» **Instructions to follow**
Leaving out all pictures, copy exactly the lines from the one containing "Emit a Python" down to the one containing "-1.34, -0.65, 0.00]", both of them included.

* start *

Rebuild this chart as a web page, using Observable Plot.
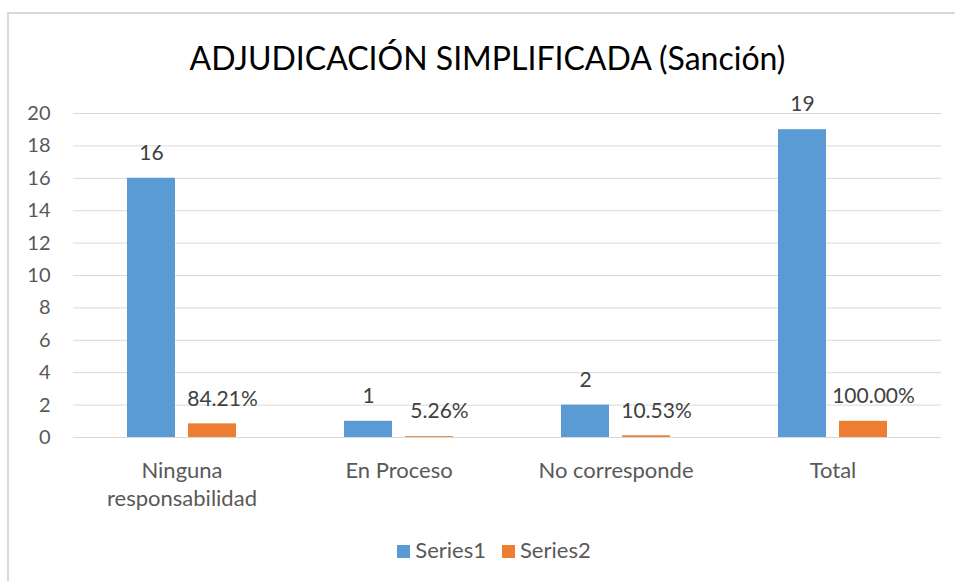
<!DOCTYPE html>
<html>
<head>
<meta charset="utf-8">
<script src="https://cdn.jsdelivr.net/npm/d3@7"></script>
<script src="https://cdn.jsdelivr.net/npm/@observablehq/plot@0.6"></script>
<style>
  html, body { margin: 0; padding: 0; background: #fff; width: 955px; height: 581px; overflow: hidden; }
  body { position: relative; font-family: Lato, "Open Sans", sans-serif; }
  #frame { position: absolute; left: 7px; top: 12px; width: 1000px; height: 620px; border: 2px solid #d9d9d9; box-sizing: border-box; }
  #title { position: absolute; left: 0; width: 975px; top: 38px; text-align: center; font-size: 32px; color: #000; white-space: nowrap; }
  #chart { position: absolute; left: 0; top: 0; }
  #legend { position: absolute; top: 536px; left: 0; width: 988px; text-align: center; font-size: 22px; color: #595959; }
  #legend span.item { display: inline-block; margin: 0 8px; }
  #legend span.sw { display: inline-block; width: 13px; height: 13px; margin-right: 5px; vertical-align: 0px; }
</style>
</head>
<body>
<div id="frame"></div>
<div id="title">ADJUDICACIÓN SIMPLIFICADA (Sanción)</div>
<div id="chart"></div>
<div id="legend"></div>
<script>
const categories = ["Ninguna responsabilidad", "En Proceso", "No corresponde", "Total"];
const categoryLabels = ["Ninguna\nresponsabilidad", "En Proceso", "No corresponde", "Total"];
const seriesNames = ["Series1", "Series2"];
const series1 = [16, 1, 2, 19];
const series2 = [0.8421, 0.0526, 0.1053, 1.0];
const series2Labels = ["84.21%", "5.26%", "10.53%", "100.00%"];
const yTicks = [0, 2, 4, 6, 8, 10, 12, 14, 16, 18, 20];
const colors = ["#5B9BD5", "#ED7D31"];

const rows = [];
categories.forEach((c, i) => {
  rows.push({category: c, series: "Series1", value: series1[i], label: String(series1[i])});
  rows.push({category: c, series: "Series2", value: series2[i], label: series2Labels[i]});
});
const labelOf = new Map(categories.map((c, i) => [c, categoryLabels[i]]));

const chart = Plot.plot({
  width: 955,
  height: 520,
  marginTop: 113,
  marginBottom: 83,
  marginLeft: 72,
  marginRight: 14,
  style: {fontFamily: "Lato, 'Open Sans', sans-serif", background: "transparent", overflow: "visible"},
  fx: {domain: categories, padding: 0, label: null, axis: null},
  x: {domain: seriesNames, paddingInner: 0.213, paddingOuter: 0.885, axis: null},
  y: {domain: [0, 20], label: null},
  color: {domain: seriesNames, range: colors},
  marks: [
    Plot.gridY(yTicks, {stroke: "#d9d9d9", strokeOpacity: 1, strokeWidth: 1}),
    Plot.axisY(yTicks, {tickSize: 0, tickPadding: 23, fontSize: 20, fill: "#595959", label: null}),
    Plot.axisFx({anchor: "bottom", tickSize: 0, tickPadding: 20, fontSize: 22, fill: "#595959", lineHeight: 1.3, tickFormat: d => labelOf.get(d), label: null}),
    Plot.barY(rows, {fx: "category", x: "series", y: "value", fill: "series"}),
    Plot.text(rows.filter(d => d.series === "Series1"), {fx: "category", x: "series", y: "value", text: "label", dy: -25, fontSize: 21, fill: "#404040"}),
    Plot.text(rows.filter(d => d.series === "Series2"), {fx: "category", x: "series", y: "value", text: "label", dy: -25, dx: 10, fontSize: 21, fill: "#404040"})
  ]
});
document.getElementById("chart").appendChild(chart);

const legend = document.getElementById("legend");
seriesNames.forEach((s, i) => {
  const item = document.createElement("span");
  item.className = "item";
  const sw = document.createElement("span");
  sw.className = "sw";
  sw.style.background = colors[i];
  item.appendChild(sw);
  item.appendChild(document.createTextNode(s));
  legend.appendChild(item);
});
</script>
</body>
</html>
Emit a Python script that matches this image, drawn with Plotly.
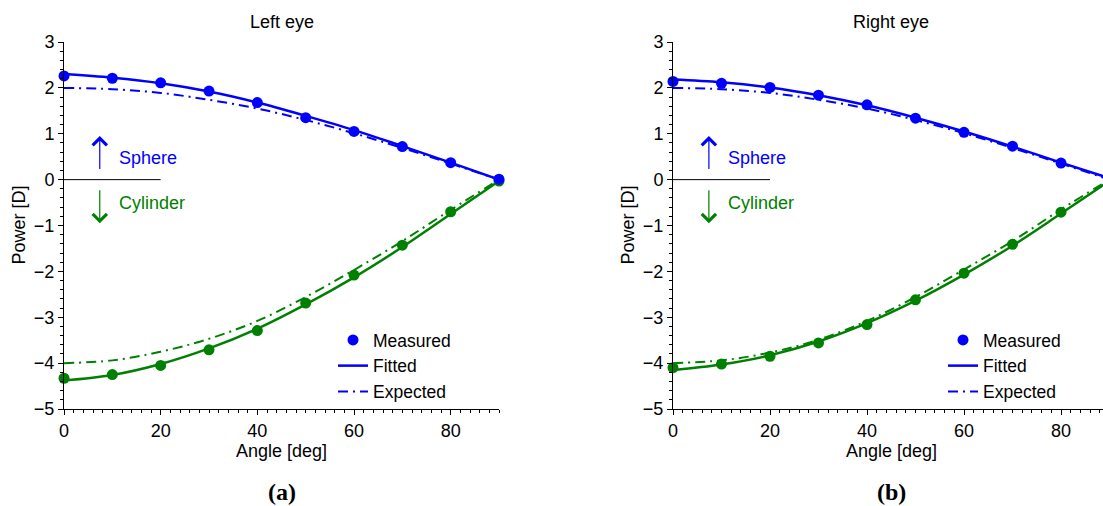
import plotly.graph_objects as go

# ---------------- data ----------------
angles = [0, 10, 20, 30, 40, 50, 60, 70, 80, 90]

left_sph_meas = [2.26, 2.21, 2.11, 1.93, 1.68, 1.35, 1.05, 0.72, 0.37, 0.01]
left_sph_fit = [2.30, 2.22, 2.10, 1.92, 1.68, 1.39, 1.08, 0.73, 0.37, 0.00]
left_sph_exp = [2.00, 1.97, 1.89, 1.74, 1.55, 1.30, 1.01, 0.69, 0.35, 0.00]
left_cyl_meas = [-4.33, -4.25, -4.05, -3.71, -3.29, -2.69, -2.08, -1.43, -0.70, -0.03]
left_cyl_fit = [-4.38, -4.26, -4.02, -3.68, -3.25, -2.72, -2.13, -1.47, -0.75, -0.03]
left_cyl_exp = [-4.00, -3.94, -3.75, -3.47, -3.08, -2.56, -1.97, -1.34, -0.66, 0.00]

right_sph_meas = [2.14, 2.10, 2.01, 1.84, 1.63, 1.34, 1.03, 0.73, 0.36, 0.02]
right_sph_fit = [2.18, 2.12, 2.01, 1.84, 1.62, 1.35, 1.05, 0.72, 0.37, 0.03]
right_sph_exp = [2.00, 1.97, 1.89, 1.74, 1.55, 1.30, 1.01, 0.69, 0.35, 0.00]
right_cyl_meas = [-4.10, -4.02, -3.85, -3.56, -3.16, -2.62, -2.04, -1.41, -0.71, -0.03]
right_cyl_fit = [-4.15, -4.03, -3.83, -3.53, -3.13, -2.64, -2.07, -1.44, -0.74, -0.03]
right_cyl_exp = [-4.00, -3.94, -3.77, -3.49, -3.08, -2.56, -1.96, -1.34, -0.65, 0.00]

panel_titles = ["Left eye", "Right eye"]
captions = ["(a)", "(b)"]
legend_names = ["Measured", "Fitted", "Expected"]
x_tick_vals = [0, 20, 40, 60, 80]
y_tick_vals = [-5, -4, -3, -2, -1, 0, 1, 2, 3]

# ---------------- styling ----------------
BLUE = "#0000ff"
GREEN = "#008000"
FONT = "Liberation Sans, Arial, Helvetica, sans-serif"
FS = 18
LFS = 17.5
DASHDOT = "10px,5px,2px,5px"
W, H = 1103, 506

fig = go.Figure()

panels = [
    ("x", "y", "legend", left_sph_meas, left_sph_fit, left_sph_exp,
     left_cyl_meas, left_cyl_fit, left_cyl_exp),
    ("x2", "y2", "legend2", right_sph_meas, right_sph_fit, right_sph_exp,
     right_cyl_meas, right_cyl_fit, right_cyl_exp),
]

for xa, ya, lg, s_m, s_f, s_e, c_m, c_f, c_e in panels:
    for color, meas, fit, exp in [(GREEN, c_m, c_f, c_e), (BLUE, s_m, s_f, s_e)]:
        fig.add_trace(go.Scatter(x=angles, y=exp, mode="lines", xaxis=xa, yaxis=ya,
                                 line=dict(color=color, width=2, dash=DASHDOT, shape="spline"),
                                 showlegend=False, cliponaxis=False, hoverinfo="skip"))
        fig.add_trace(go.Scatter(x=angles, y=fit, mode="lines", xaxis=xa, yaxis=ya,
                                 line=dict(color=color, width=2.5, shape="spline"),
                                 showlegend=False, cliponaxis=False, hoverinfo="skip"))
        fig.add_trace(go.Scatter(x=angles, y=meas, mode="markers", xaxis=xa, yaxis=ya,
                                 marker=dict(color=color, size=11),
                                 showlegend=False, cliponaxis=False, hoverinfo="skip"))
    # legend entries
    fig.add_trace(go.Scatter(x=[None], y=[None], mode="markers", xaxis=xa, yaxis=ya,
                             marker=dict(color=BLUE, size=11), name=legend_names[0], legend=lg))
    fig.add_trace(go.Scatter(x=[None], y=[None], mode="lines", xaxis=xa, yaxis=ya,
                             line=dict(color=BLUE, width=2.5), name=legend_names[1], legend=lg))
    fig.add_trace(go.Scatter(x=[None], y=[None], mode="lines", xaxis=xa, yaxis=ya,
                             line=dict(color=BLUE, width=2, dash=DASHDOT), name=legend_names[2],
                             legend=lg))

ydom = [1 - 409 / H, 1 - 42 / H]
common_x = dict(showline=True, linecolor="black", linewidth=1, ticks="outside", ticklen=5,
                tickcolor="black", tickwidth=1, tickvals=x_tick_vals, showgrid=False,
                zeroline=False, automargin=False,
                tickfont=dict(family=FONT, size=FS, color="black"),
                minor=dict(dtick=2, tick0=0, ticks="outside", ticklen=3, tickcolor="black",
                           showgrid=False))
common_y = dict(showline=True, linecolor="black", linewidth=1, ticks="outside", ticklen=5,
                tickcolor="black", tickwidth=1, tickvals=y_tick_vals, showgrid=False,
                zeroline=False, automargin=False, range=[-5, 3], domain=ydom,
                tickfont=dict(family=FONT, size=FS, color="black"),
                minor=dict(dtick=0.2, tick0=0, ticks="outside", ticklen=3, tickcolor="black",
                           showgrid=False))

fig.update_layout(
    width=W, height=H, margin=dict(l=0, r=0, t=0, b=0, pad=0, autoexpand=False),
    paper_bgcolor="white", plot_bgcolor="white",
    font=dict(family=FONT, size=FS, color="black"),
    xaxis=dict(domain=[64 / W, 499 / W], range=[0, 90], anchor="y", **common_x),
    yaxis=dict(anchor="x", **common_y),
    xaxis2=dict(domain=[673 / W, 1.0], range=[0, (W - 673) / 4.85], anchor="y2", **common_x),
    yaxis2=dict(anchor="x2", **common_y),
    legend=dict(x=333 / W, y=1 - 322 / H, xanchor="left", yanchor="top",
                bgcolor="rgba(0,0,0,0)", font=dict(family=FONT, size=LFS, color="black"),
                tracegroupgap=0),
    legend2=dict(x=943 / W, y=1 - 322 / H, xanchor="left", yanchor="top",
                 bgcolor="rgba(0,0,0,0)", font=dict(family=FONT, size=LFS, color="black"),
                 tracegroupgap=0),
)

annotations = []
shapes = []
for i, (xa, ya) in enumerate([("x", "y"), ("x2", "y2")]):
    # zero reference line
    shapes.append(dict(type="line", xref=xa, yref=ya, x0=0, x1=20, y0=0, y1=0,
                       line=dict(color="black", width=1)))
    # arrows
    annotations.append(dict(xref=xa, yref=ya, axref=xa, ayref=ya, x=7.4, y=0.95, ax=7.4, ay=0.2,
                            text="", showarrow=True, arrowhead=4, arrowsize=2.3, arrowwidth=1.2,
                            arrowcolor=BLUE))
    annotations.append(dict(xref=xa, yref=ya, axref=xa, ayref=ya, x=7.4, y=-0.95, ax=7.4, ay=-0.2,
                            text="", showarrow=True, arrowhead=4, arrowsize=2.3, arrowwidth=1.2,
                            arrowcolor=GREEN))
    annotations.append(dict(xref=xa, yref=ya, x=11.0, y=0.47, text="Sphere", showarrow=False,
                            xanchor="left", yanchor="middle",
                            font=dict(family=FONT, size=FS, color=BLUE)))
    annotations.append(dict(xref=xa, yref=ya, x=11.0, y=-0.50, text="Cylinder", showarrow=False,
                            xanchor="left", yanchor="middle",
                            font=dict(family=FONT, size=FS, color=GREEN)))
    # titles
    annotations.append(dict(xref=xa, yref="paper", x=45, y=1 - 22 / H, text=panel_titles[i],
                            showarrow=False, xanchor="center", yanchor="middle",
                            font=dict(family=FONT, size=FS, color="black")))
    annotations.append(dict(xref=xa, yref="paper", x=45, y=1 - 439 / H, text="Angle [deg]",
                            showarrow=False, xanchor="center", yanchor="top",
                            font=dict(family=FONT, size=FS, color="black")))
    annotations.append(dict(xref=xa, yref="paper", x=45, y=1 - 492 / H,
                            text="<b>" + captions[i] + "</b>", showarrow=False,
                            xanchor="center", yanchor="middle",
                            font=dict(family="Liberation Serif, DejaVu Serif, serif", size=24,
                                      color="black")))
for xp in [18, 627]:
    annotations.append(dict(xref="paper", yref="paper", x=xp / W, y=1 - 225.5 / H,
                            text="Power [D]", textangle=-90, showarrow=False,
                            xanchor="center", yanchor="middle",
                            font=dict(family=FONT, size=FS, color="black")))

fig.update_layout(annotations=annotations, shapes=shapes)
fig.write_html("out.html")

* end *

» **The response**
Emit a Python script that matches this image, drawn with Plotly.
import plotly.graph_objects as go

# ---------------- data ----------------
angles = [0, 10, 20, 30, 40, 50, 60, 70, 80, 90]

left_sph_meas = [2.26, 2.21, 2.11, 1.93, 1.68, 1.35, 1.05, 0.72, 0.37, 0.01]
left_sph_fit = [2.30, 2.22, 2.10, 1.92, 1.68, 1.39, 1.08, 0.73, 0.37, 0.00]
left_sph_exp = [2.00, 1.97, 1.89, 1.74, 1.55, 1.30, 1.01, 0.69, 0.35, 0.00]
left_cyl_meas = [-4.33, -4.25, -4.05, -3.71, -3.29, -2.69, -2.08, -1.43, -0.70, -0.03]
left_cyl_fit = [-4.38, -4.26, -4.02, -3.68, -3.25, -2.72, -2.13, -1.47, -0.75, -0.03]
left_cyl_exp = [-4.00, -3.94, -3.75, -3.47, -3.08, -2.56, -1.97, -1.34, -0.66, 0.00]

right_sph_meas = [2.14, 2.10, 2.01, 1.84, 1.63, 1.34, 1.03, 0.73, 0.36, 0.02]
right_sph_fit = [2.18, 2.12, 2.01, 1.84, 1.62, 1.35, 1.05, 0.72, 0.37, 0.03]
right_sph_exp = [2.00, 1.97, 1.89, 1.74, 1.55, 1.30, 1.01, 0.69, 0.35, 0.00]
right_cyl_meas = [-4.10, -4.02, -3.85, -3.56, -3.16, -2.62, -2.04, -1.41, -0.71, -0.03]
right_cyl_fit = [-4.15, -4.03, -3.83, -3.53, -3.13, -2.64, -2.07, -1.44, -0.74, -0.03]
right_cyl_exp = [-4.00, -3.94, -3.77, -3.49, -3.08, -2.56, -1.96, -1.34, -0.65, 0.00]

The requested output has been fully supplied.